### [Written task]
Each line from the line with "Rebuild this chart" to the line with "iri_s = [51, 397, 3790]", inclusive, is to be repeated exactly; no other line and no picture belongs in the copy.

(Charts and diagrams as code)

(begin)

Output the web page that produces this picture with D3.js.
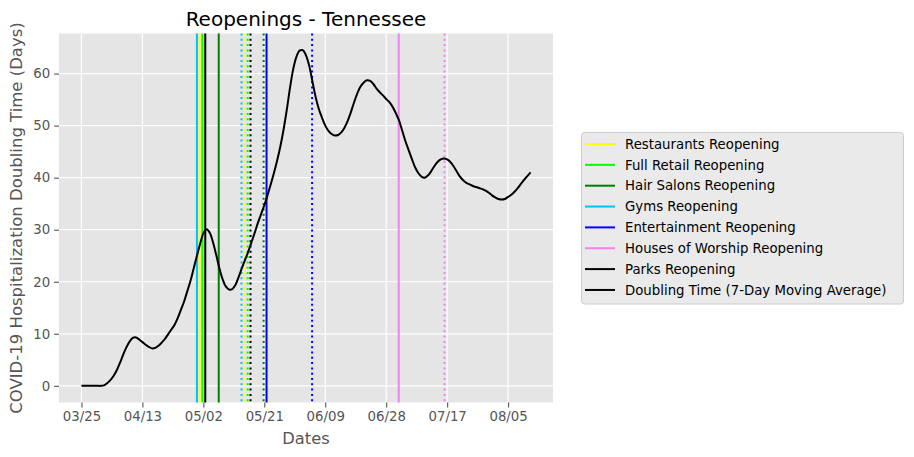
<!DOCTYPE html>
<html>
<head>
<meta charset="utf-8">
<script src="https://cdn.jsdelivr.net/npm/d3@7"></script>
<style>
  body { margin: 0; background: #fff; }
  svg { font-family: "DejaVu Sans", sans-serif; }
</style>
</head>
<body>
<svg id="chart" width="914" height="457"></svg>
<script>
// doubling time, one value per day starting 03/25
var startDate = "2020-03-25";
var doublingTime = [
  0, 0, 0, 0, 0, 0, 0, 0.1, 0.5, 1.1,
  1.9, 3.0, 4.4, 6.0, 7.4, 8.5, 9.2, 9.3, 8.9, 8.4,
  7.9, 7.5, 7.2, 7.3, 7.7, 8.3, 9.0, 9.9, 10.8, 11.7,
  13.0, 14.6, 16.2, 18.2, 20.2, 22.6, 25.0, 27.3, 29.3, 30.1,
  29.4, 27.6, 25.2, 22.6, 20.5, 19.1, 18.5, 18.6, 19.4, 20.9,
  22.6, 24.2, 25.8, 27.6, 29.4, 31.3, 33.0, 34.7, 36.6, 38.7,
  40.9, 43.3, 46.0, 49.2, 53.0, 57.2, 60.8, 63.2, 64.4, 64.5,
  63.5, 61.5, 58.5, 55.5, 53.2, 51.5, 50.0, 49.0, 48.4, 48.1,
  48.2, 48.7, 49.6, 50.9, 52.6, 54.5, 56.2, 57.5, 58.3, 58.7,
  58.6, 58.0, 57.1, 56.4, 55.8, 55.1, 54.5, 53.6, 52.4, 51.0,
  49.0, 47.0, 45.3, 43.6, 42.0, 40.9, 40.2, 40.0, 40.4, 41.2,
  42.2, 43.0, 43.5, 43.7, 43.5, 43.0, 42.2, 41.2, 40.2, 39.5,
  39.0, 38.7, 38.4, 38.2, 38.0, 37.8, 37.5, 37.1, 36.6, 36.2,
  35.9, 35.8, 35.9, 36.3, 36.7, 37.3, 38.0, 38.8, 39.6, 40.3,
  41.0
];

// reopening categories (legend order)
var categories = ["Restaurants", "Full Retail", "Hair Salons", "Gyms", "Entertainment", "Houses of Worship", "Parks"];
var catColors = ["#ffff00", "#00ff00", "#008000", "#00bfff", "#0000ff", "#ee82ee", "#000000"];
// days after 03/25 of each reopening line, as drawn
var firstReopenDay = [36.8, 37.7, 42.8, 36.0, 57.7, 98.9, 38.6];
var secondReopenDay = [50.7, 51.8, 56.8, 49.9, 71.9, 113.2, 52.7];

var xTickLabels = ["03/25", "04/13", "05/02", "05/21", "06/09", "06/28", "07/17", "08/05"];
var yTicks = [0, 10, 20, 30, 40, 50, 60];

var svg = d3.select("#chart");
var pLeft = 59, pRight = 553, pTop = 33.5, pBottom = 402.5;

var t0 = d3.timeParse("%Y-%m-%d")(startDate);
function dayToDate(d) { return new Date(t0.getTime() + d * 864e5); }
var parseTick = d3.timeParse("%Y/%m/%d");

var x = d3.scaleTime()
  .domain([dayToDate(-7), dayToDate(147)])
  .range([pLeft, pRight]);
var y = d3.scaleLinear()
  .domain([-3.2, 67.7])
  .range([pBottom, pTop]);

// background
svg.append("rect")
  .attr("x", pLeft).attr("y", pTop)
  .attr("width", pRight - pLeft).attr("height", pBottom - pTop)
  .attr("fill", "#e5e5e5");

var xTickDates = xTickLabels.map(function(s) { return parseTick("2020/" + s); });

// grid
svg.append("g").selectAll("line").data(xTickDates).enter().append("line")
  .attr("x1", function(d) { return x(d); }).attr("x2", function(d) { return x(d); })
  .attr("y1", pTop).attr("y2", pBottom)
  .attr("stroke", "#fff").attr("stroke-width", 1.2);
svg.append("g").selectAll("line").data(yTicks).enter().append("line")
  .attr("y1", function(d) { return y(d); }).attr("y2", function(d) { return y(d); })
  .attr("x1", pLeft).attr("x2", pRight)
  .attr("stroke", "#fff").attr("stroke-width", 1.2);

// axes
var xAxis = d3.axisBottom(x)
  .tickValues(xTickDates)
  .tickFormat(d3.timeFormat("%m/%d"))
  .tickSize(4.9).tickPadding(4);
var gx = svg.append("g").attr("transform", "translate(0," + pBottom + ")").call(xAxis);
var yAxis = d3.axisLeft(y).tickValues(yTicks).tickSize(4.9).tickPadding(4);
var gy = svg.append("g").attr("transform", "translate(" + pLeft + ",0)").call(yAxis);
[gx, gy].forEach(function(g) {
  g.select(".domain").remove();
  g.selectAll(".tick line").attr("stroke", "#555555").attr("stroke-width", 1.1);
  g.selectAll(".tick text").attr("fill", "#555555")
    .style("font-size", "13.3px").style("font-family", "DejaVu Sans");
});

// reopening lines
var vlines = [];
categories.forEach(function(c, i) {
  vlines.push({ day: firstReopenDay[i], color: catColors[i], dotted: false });
  vlines.push({ day: secondReopenDay[i], color: catColors[i], dotted: true });
});
var plot = svg.append("g");
plot.selectAll("line.reopen").data(vlines).enter().append("line")
  .attr("class", "reopen")
  .attr("x1", function(d) { return x(dayToDate(d.day)); })
  .attr("x2", function(d) { return x(dayToDate(d.day)); })
  .attr("y1", pTop).attr("y2", pBottom)
  .attr("stroke", function(d) { return d.color; })
  .attr("stroke-width", 2)
  .attr("stroke-dasharray", function(d) { return d.dotted ? "2,3.3" : null; });

// doubling time curve
var line = d3.line()
  .x(function(d, i) { return x(dayToDate(i)); })
  .y(function(d) { return y(d); })
  .curve(d3.curveCatmullRom);
plot.append("path")
  .datum(doublingTime)
  .attr("d", line)
  .attr("fill", "none")
  .attr("stroke", "#000")
  .attr("stroke-width", 2)
  .attr("stroke-linejoin", "round");

// titles
svg.append("text")
  .attr("x", (pLeft + pRight) / 2).attr("y", 26)
  .attr("text-anchor", "middle")
  .style("font-size", "20px").attr("fill", "#000")
  .text("Reopenings - Tennessee");
svg.append("text")
  .attr("x", (pLeft + pRight) / 2).attr("y", 444)
  .attr("text-anchor", "middle")
  .style("font-size", "16.3px").attr("fill", "#555555")
  .text("Dates");
svg.append("text")
  .attr("transform", "translate(22," + ((pTop + pBottom) / 2) + ") rotate(-90)")
  .attr("text-anchor", "middle")
  .style("font-size", "16.5px").attr("fill", "#555555")
  .text("COVID-19 Hospitalization Doubling Time (Days)");

// legend
var legendItems = categories.map(function(c, i) {
  return { label: c + " Reopening", color: catColors[i] };
});
legendItems.push({ label: "Doubling Time (7-Day Moving Average)", color: "#000" });

var lg = svg.append("g");
lg.append("rect")
  .attr("x", 581.5).attr("y", 132.5)
  .attr("width", 322).attr("height", 171.5)
  .attr("rx", 3)
  .attr("fill", "#eaeaea").attr("stroke", "#cccccc");
var rows = lg.selectAll("g.row").data(legendItems).enter().append("g")
  .attr("class", "row")
  .attr("transform", function(d, i) { return "translate(0," + (144 + i * 20.85) + ")"; });
rows.append("line")
  .attr("x1", 585).attr("x2", 615)
  .attr("stroke", function(d) { return d.color; })
  .attr("stroke-width", 2);
rows.append("text")
  .attr("x", 625).attr("dy", "0.35em")
  .style("font-size", "13.3px").attr("fill", "#000")
  .text(function(d) { return d.label; });
</script>
</body>
</html>
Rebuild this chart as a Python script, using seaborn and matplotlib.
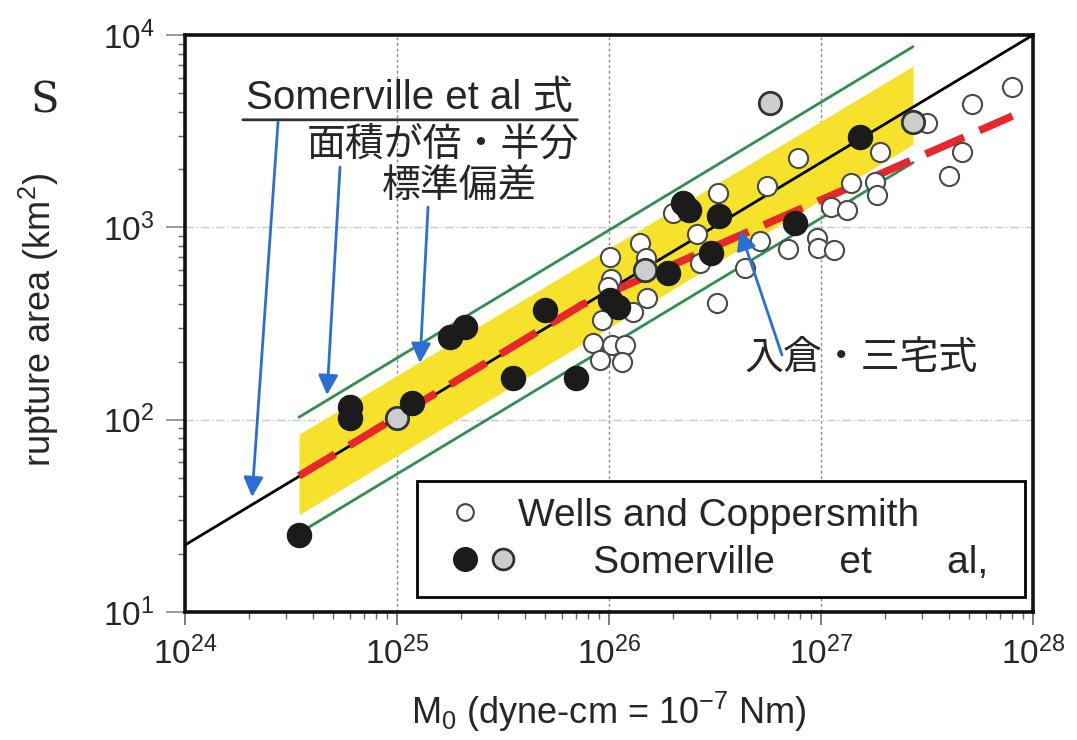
import matplotlib
matplotlib.use("Agg")
import matplotlib.pyplot as plt
import seaborn as sns
from matplotlib.lines import Line2D
from matplotlib.legend_handler import HandlerTuple

# --- data (M0 in dyne-cm, S in km^2) ---
# Somerville et al. relation (black line) end points
som_m0 = [1e24, 1e28]
som_s = [22.3, 10000]
# "area doubled / halved" lines (green)
band_m0 = [3.45e24, 2.72e27]
double_s = [103, 8700]
half_s = [25.7, 2170]
# standard deviation band (yellow)
sd_upper = [84, 6900]
sd_lower = [32, 2700]
# Irikura-Miyake relation (red dashed): start, knee, end
iri_m0 = [3.45e24, 7.5e25, 8.0e27]
iri_s = [51, 397, 3790]

# Wells and Coppersmith (open circles)
wc_m0 = [7.96e27, 5.15e27, 3.16e27, 1.90e27, 4.62e27, 4.02e27, 1.39e27, 1.80e27,
         1.84e27, 1.11e27, 1.33e27, 7.80e26, 5.56e26, 3.27e26, 2.00e26, 2.60e26,
         5.15e26, 6.98e26, 9.57e26, 9.68e26, 1.15e27, 4.39e26, 3.23e26, 1.40e26,
         1.01e26, 1.50e26, 2.69e26, 1.02e26, 9.9e25, 1.51e26, 1.30e26, 9.27e25,
         8.41e25, 1.03e26, 1.19e26, 9.08e25, 1.15e26]
wc_s = [5370, 4385, 3493, 2466, 2466, 1849, 1702, 1722,
        1472, 1277, 1230, 2296, 1641, 1510, 1189, 925,
        849, 773, 881, 781, 764, 615, 404, 829,
        702, 693, 653, 540, 490, 430, 363, 330,
        250, 245, 245, 204, 200]

# Somerville et al. data (filled black)
sb_m0 = [3.45e24, 6.0e24, 6.0e24, 1.18e25, 1.78e25, 2.09e25, 4.99e25, 3.52e25,
         6.98e25, 1.01e26, 1.10e26, 1.90e26, 2.23e26, 2.38e26, 3.30e26, 3.03e26,
         7.53e26, 1.53e27]
sb_s = [25.1, 116, 102, 122, 269, 303, 372, 165,
        165, 419, 385, 580, 1340, 1230, 1146, 736,
        1054, 2951]

# Somerville et al. data (filled gray)
sg_m0 = [1.0e25, 5.74e26, 2.72e27, 1.48e26]
sg_s = [102, 4436, 3532, 600]

# --- style ---
sns.set_style("ticks")
plt.rcParams["font.family"] = ["Liberation Sans", "Noto Sans CJK JP", "DejaVu Sans"]
plt.rcParams["mathtext.fontset"] = "custom"
plt.rcParams["mathtext.rm"] = "Liberation Sans"
plt.rcParams["mathtext.it"] = "Liberation Sans:italic"
plt.rcParams["mathtext.bf"] = "Liberation Sans:bold"

yellow = "#f6e22b"
green = "#2f8f4e"
red = "#e8262c"
blue = "#2b6fd4"

fig = plt.figure(figsize=(10.77, 7.40), dpi=100)
ax = fig.add_axes([0.1718, 0.1730, 0.7873, 0.7797])
ax.set_xscale("log")
ax.set_yscale("log")
ax.set_xlim(1e24, 1e28)
ax.set_ylim(1e1, 1e4)

ax.fill_between(band_m0, sd_lower, sd_upper, color=yellow, lw=0, zorder=1)
sns.lineplot(x=band_m0, y=double_s, color=green, lw=2, ax=ax, zorder=2)
sns.lineplot(x=band_m0, y=half_s, color=green, lw=2, ax=ax, zorder=2)
sns.lineplot(x=som_m0, y=som_s, color="black", lw=2, ax=ax, zorder=3)
sns.lineplot(x=iri_m0, y=iri_s, color=red, lw=5.5, ax=ax, zorder=4)
ax.lines[-1].set_dashes((5.5, 2.2))

sns.scatterplot(x=wc_m0, y=wc_s, s=190, color="white", edgecolor="#4a4a4a",
                linewidth=1.5, ax=ax, zorder=5, legend=False)
sns.scatterplot(x=sg_m0, y=sg_s, s=260, color="#cdcdcd", edgecolor="#333333",
                linewidth=2, ax=ax, zorder=6, legend=False)
sns.scatterplot(x=sb_m0, y=sb_s, s=300, color="#1b1b1b", edgecolor="#1b1b1b",
                linewidth=1, ax=ax, zorder=7, legend=False)

# grid
ax.xaxis.grid(True, which="major", color="#888888", ls=(0, (2, 2)), lw=1, zorder=0)
ax.yaxis.grid(True, which="major", color="#c8c8d0", ls=(0, (6, 2, 1, 2)), lw=1, zorder=0)

# frame and ticks
for sp in ax.spines.values():
    sp.set_linewidth(2.6)
    sp.set_color("#111111")
ax.tick_params(axis="x", which="major", length=9, width=1.2, color="#666666",
               labelsize=24, pad=9)
ax.tick_params(axis="y", which="major", length=14, width=1.2, color="#888888",
               labelsize=24, pad=8)
ax.tick_params(which="minor", length=5, width=1, color="#666666")

ax.set_xlabel("M$_0$ (dyne-cm = 10$^{-7}$ Nm)", fontsize=26)
ax.xaxis.set_label_coords(0.5, -0.135)
fig.text(0.036, 0.568, "rupture area (km$^2$)", rotation=90, fontsize=26,
         ha="center", va="center")
ax.text(-0.165, 0.887, "S", transform=ax.transAxes, fontsize=30,
        family=["DejaVu Serif"], fontstyle="normal", ha="center", va="center")

# annotations
jp = ["Liberation Sans", "Noto Sans CJK JP"]
ax.text(0.2642, 0.891, "Somerville et al 式", transform=ax.transAxes, fontsize=29,
        family=jp, ha="center", va="center", zorder=10)
ax.annotate("", xy=(0.0649, 0.853), xytext=(0.466, 0.853), xycoords="axes fraction",
            arrowprops=dict(arrowstyle="-", lw=2, color="#333333"))
ax.text(0.304, 0.809, "面積が倍・半分", transform=ax.transAxes, fontsize=28,
        family=jp, ha="center", va="center")
ax.text(0.3243, 0.737, "標準偏差", transform=ax.transAxes, fontsize=28,
        family=jp, ha="center", va="center")
ax.text(0.797, 0.440, "入倉・三宅式", transform=ax.transAxes, fontsize=28,
        family=jp, ha="center", va="center")

arrows = [((0.1097, 0.8492), (0.0790, 0.1993)),
          ((0.1828, 0.7712), (0.1675, 0.3761)),
          ((0.2866, 0.7019), (0.2771, 0.4315)),
          ((0.7040, 0.4454), (0.6545, 0.6620))]
for start, tip in arrows:
    ax.annotate("", xy=tip, xytext=start, xycoords="axes fraction",
                arrowprops=dict(arrowstyle="-|>", color=blue, lw=2,
                                mutation_scale=30, shrinkA=0, shrinkB=0),
                zorder=9)

# legend
h_white = Line2D([], [], ls="none", marker="o", ms=12, mfc="white", mec="#444444", mew=1.5)
h_black = Line2D([], [], ls="none", marker="o", ms=17, mfc="#1b1b1b", mec="#1b1b1b")
h_gray = Line2D([], [], ls="none", marker="o", ms=15, mfc="#cdcdcd", mec="#333333", mew=2)
h_blank = Line2D([], [], ls="none")
leg = ax.legend([(h_white, h_blank), (h_black, h_gray)],
                ["Wells and Coppersmith", "       Somerville      et       al,"],
                handler_map={tuple: HandlerTuple(ndivide=None, pad=-0.66)},
                loc="lower left", bbox_to_anchor=(0.2736, 0.026, 0.717, 0.22),
                mode="expand", borderaxespad=0, frameon=True, fancybox=False,
                edgecolor="black", framealpha=1, fontsize=28, handlelength=2.62,
                handletextpad=-0.45, borderpad=0.42, labelspacing=0.28)
leg.get_frame().set_linewidth(2)
leg.set_zorder(11)

fig.savefig("out.png", dpi=100)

(end)

### [Solution below]
Rebuild this chart as a Python script, using seaborn and matplotlib.
import matplotlib
matplotlib.use("Agg")
import matplotlib.pyplot as plt
import seaborn as sns
from matplotlib.lines import Line2D
from matplotlib.legend_handler import HandlerTuple

# --- data (M0 in dyne-cm, S in km^2) ---
# Somerville et al. relation (black line) end points
som_m0 = [1e24, 1e28]
som_s = [22.3, 10000]
# "area doubled / halved" lines (green)
band_m0 = [3.45e24, 2.72e27]
double_s = [103, 8700]
half_s = [25.7, 2170]
# standard deviation band (yellow)
sd_upper = [84, 6900]
sd_lower = [32, 2700]
# Irikura-Miyake relation (red dashed): start, knee, end
iri_m0 = [3.45e24, 7.5e25, 8.0e27]
iri_s = [51, 397, 3790]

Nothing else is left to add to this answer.